Wednesday, December 3, 2014

Banff and Other Not Brown Buffaloes

Well, there’s that last crazy-weird-awesome special of the year I feared: a Silver Filigree Buffalo?!


I want to be ridiculously excited about Banff, but after what happened with the Polled Hereford Bull Marshall, I have to temper my excitement just a bit. Even if the piece run this time is 300, not 40.

It’s true, according to the e-mail Reeves sent, that most previous Buffalos have been some shade of brown. Even the two nominal Decorators - the Connoisseur Tortoiseshell Taima, and the Ranchcraft Woodgrain - were brownish.

The only established releases in not-brown (outside of Test Colors) were in white, or nearly so: the #380 Tatanka from 1992-1993, and a very low piece special run made possibly as a tie-in or promotional item for Dino De Laurentiis’s 1977 film The White Buffalo.

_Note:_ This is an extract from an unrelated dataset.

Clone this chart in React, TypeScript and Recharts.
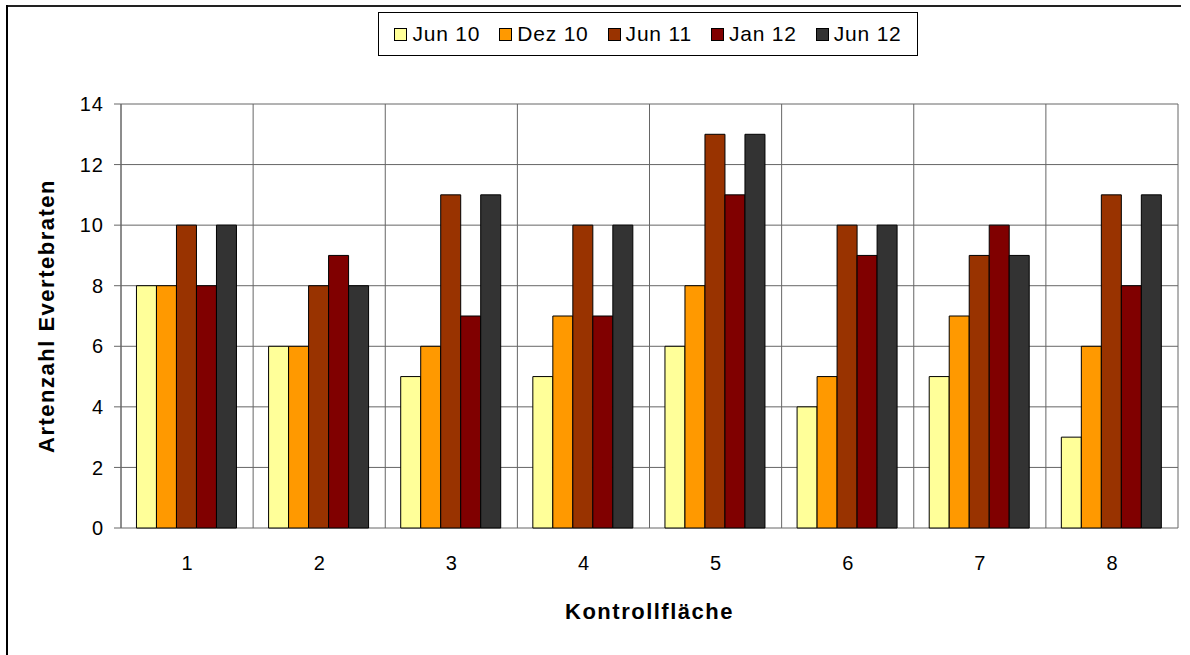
import React from "react";
import { BarChart, Bar, XAxis, YAxis, CartesianGrid, Label } from "recharts";

const categories = ["1", "2", "3", "4", "5", "6", "7", "8"];
const seriesNames = ["Jun 10", "Dez 10", "Jun 11", "Jan 12", "Jun 12"];
const jun10 = [8, 6, 5, 5, 6, 4, 5, 3];
const dez10 = [8, 6, 6, 7, 8, 5, 7, 6];
const jun11 = [10, 8, 11, 10, 13, 10, 9, 11];
const jan12 = [8, 9, 7, 7, 11, 9, 10, 8];
const jun12b = [10, 8, 11, 10, 13, 10, 9, 11];
const yTicks = [0, 2, 4, 6, 8, 10, 12, 14];
const boundaryTicks = [0, 1, 2, 3, 4, 5, 6, 7, 8];

const colors = ["#FFFF99", "#FF9900", "#993300", "#800000", "#333333"];
const keys = ["s0", "s1", "s2", "s3", "s4"];
const allSeries = [jun10, dez10, jun11, jan12, jun12b];

const data = categories.map((c, i) => {
  const row: any = { name: c };
  allSeries.forEach((s, k) => (row[keys[k]] = s[i]));
  return row;
});

const FONT = "'Liberation Sans', Arial, sans-serif";
const GRID = "#666";

const LegendBox = () => (
  <div
    style={{
      position: "absolute",
      left: 378,
      top: 12,
      width: 540,
      height: 44,
      border: "1px solid #000",
      display: "flex",
      alignItems: "center",
      justifyContent: "center",
      boxSizing: "border-box",
      fontFamily: FONT,
      fontSize: 21,
      letterSpacing: 0.8,
      color: "#000",
      background: "#fff",
      zIndex: 2,
    }}
  >
    {seriesNames.map((n, i) => (
      <span key={n} style={{ display: "flex", alignItems: "center", marginRight: i < 4 ? 19 : 0 }}>
        <span
          style={{
            display: "inline-block",
            width: 11,
            height: 11,
            background: colors[i],
            border: "1px solid #000",
            marginRight: 5,
          }}
        />
        {n}
      </span>
    ))}
  </div>
);

const EmptyTick = () => <g />;

export default function App() {
  return (
    <div style={{ position: "absolute", left: 0, top: 0, width: 1190, height: 655, background: "#fff" }}>
      <div style={{ position: "absolute", left: 6, top: 5, width: 1175, height: 2, background: "#222" }} />
      <div style={{ position: "absolute", left: 6, top: 5, width: 2, height: 650, background: "#000" }} />
      <LegendBox />
      <BarChart
        width={1190}
        height={655}
        data={data}
        margin={{ top: 104, right: 12, bottom: 67, left: 0 }}
        barCategoryGap="11.7%"
        barGap={0}
        style={{ fontFamily: FONT }}
      >
        <CartesianGrid
          stroke={GRID}
          strokeWidth={1}
          vertical={true}
          horizontal={true}
          verticalCoordinatesGenerator={({ offset }: any) =>
            boundaryTicks.map((t) => offset.left + (t * offset.width) / categories.length)
          }
        />
        <XAxis
          xAxisId="grid"
          type="number"
          domain={[0, 8]}
          ticks={boundaryTicks}
          tick={<EmptyTick />}
          tickSize={7}
          height={0}
          axisLine={{ stroke: GRID }}
          tickLine={{ stroke: GRID }}
          interval={0}
        />
        <XAxis
          dataKey="name"
          tickLine={false}
          axisLine={false}
          tickSize={0}
          tickMargin={28}
          height={60}
          tick={{ fill: "#000", fontSize: 20, fontFamily: FONT }}
        >
          <Label
            value="Kontrollfläche"
            position="insideBottom"
            offset={-31}
            style={{ fontWeight: "bold", fontSize: 22, letterSpacing: 1.5, fill: "#000", fontFamily: FONT }}
          />
        </XAxis>
        <YAxis
          domain={[0, 14]}
          ticks={yTicks}
          width={121}
          tickSize={7}
          tickMargin={10}
          axisLine={{ stroke: GRID }}
          tickLine={{ stroke: GRID }}
          tick={{ fill: "#000", fontSize: 20, letterSpacing: 1, fontFamily: FONT }}
        >
          <Label
            value="Artenzahl Evertebraten"
            angle={-90}
            position="insideLeft"
            offset={46}
            style={{ fontWeight: "bold", fontSize: 22, letterSpacing: 1.5, fill: "#000", fontFamily: FONT, textAnchor: "middle" }}
          />
        </YAxis>
        {keys.map((k, i) => (
          <Bar
            key={k}
            dataKey={k}
            name={seriesNames[i]}
            fill={colors[i]}
            stroke="#000"
            strokeWidth={1}
            isAnimationActive={false}
          />
        ))}
      </BarChart>
    </div>
  );
}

If the posters and online reviews are any indication, it’s basically Jaws in the Old West - starring Charles Bronson and an animatronic Buffalo. Sounds like my kind of film!

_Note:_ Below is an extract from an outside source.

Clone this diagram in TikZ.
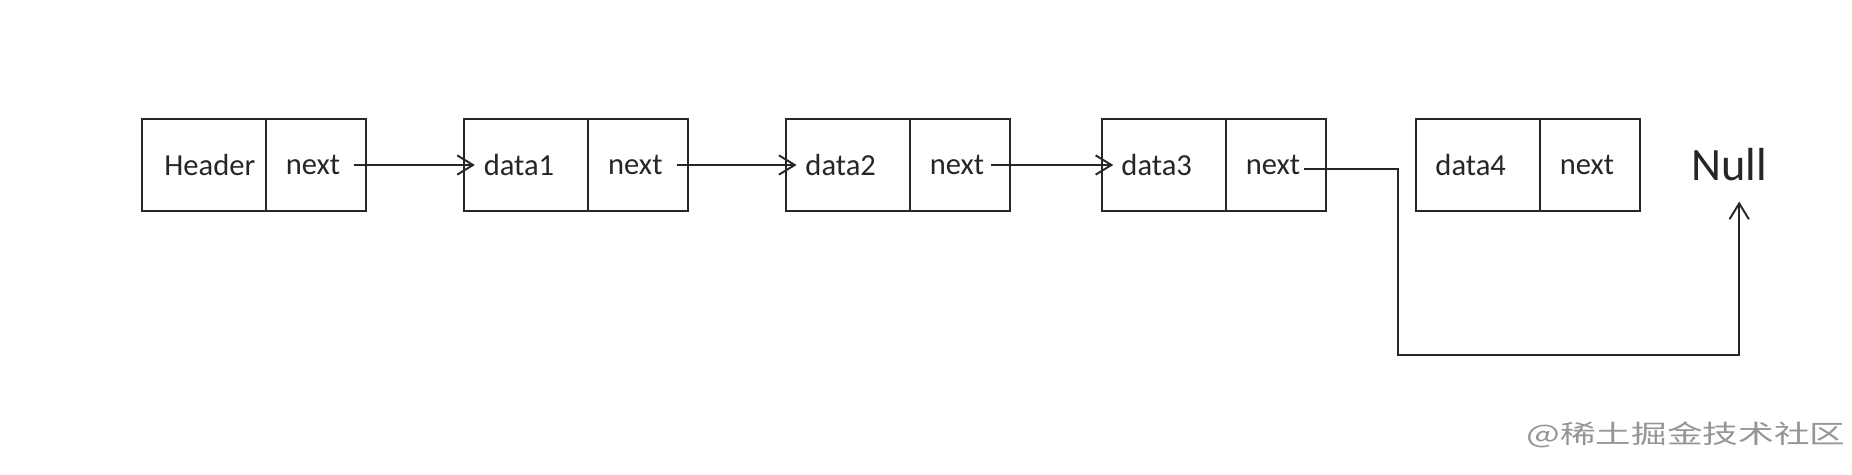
\documentclass[tikz,border=0pt]{standalone}
\usepackage{fontspec}
\setmainfont{Carlito}
\newfontfamily\cjkfont{Noto Sans CJK SC}
\usetikzlibrary{arrows.meta,positioning}
\definecolor{ink}{HTML}{262626}
\definecolor{wmark}{HTML}{959595}

\tikzset{
  cell/.style={draw=ink,line width=1.1pt,minimum height=1.84cm,inner sep=0pt,outer sep=0pt,
    text=ink,font=\fontsize{17.4pt}{21pt}\selectfont},
  headcell/.style={cell,minimum width=2.48cm},
  datacell/.style={cell,minimum width=2.48cm,execute at end node={\hspace*{8pt}}},
  ptrcell/.style={cell,minimum width=2cm,execute at end node={\hspace*{3pt}}},
  link/.style={->,draw=ink,line width=1.1pt}
}

\begin{document}
\begin{tikzpicture}[x=0.02cm,y=0.02cm,>={Straight Barb[length=9pt,width=11pt]}]
\useasboundingbox (0,0) rectangle (1852,474);
% list nodes
\node[headcell,anchor=west] (hdr) at (141.7,309) {\hspace*{7pt}Header};
\node[ptrcell,right=0pt of hdr] (hnxt) {next};
\node[datacell,anchor=west] (d1) at (464,309) {data1};
\node[ptrcell,right=0pt of d1] (n1) {next};
\node[datacell,anchor=west] (d2) at (785.7,309) {data2};
\node[ptrcell,right=0pt of d2] (n2) {next};
\node[datacell,anchor=west] (d3) at (1101.7,309) {data3};
\node[ptrcell,right=0pt of d3] (n3) {next};
\node[datacell,anchor=west] (d4) at (1415.7,309) {data4};
\node[ptrcell,right=0pt of d4] (n4) {next};
\node[text=ink,font=\fontsize{26.4pt}{32pt}\selectfont] (null) at (1729,309) {Null};
% pointers
\draw[link] ([xshift=-6.8pt]hnxt.east) -- ([xshift=6.2pt]d1.west);
\draw[link] ([xshift=-6pt]n1.east) -- ([xshift=6.2pt]d2.west);
\draw[link] ([xshift=-10.4pt]n2.east) -- ([xshift=6.6pt]d3.west);
\draw[link] ([xshift=-12.3pt,yshift=-2.3pt]n3.east) -- ++(94,0) -- ++(0,-186)
  -| ([xshift=5.8pt,yshift=-8pt]null.south);
% watermark
\node[text=wmark,font=\cjkfont\fontsize{14.5pt}{17pt}\selectfont] (wm) at (1686,39)
  {\scalebox{1.4}[1]{@稀土掘金技术社区}};
\end{tikzpicture}
\end{document}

These older special runs are grayer - almost Smoke - and don’t have the red handprint that the Tatanka has.

There may have been a Post Production Special Run of the Tatanka made in 1995, to commemorate the birth of a real white buffalo in 1994. The details about that SR are a little sketchy; all we know for sure is that they don’t have handprints either, and are probably hand-numbered.

The Tatankas used to be one of those hot must-have items that regularly commanded three-figures on the secondary market. He’s still pricey (for a Buffalo) but not unreasonable for a scarce nonhorse mold. The two handprint-free SRs, early and late, I can’t judge: they are so scarce that I can’t remember even seeing one for sale recently.

As for the alleged "Bronze Glo" Buffaloes - Bronze-colored Buffaloes that may have been a part of a paint test/experiment in the 1970s - I am about as skeptical as I am of the Mobil Red Pegasi. While a few of them may indeed be the real thing, some (if not most) are not.

I’ve seen too many "Bronze Glo" models claimed to be real for all of them to be real, unless it was one very large bucket of paint that Peter Stone and Chris Hess were playing with that day in the factory. Stranger things have happened, but fakes (innocent and intentional) happen, too.

As with anything claimed to be exceedingly rare, caveat emptor.

2 comments:

timaru star ii said...

Hi Andrea! I conga-line buffaloes so this guy is a pushover for me. What do you think: movie FROZEN has got Breyer's brain!! But when I first saw him I thought: how did they know I've always wanted to see a Charcoal Moose??!! Banff is right up my line.

Corky said...

He's neat! I like how they only applied the silver filigree to his hindquarters where the mold is smooth--the effect would have gotten lost on all that shagginess up front.

I'd love to see more special runs on nonhorse molds. How about a Deer Family in that parti-color pinto color that deer sometimes have? I'd be all over that.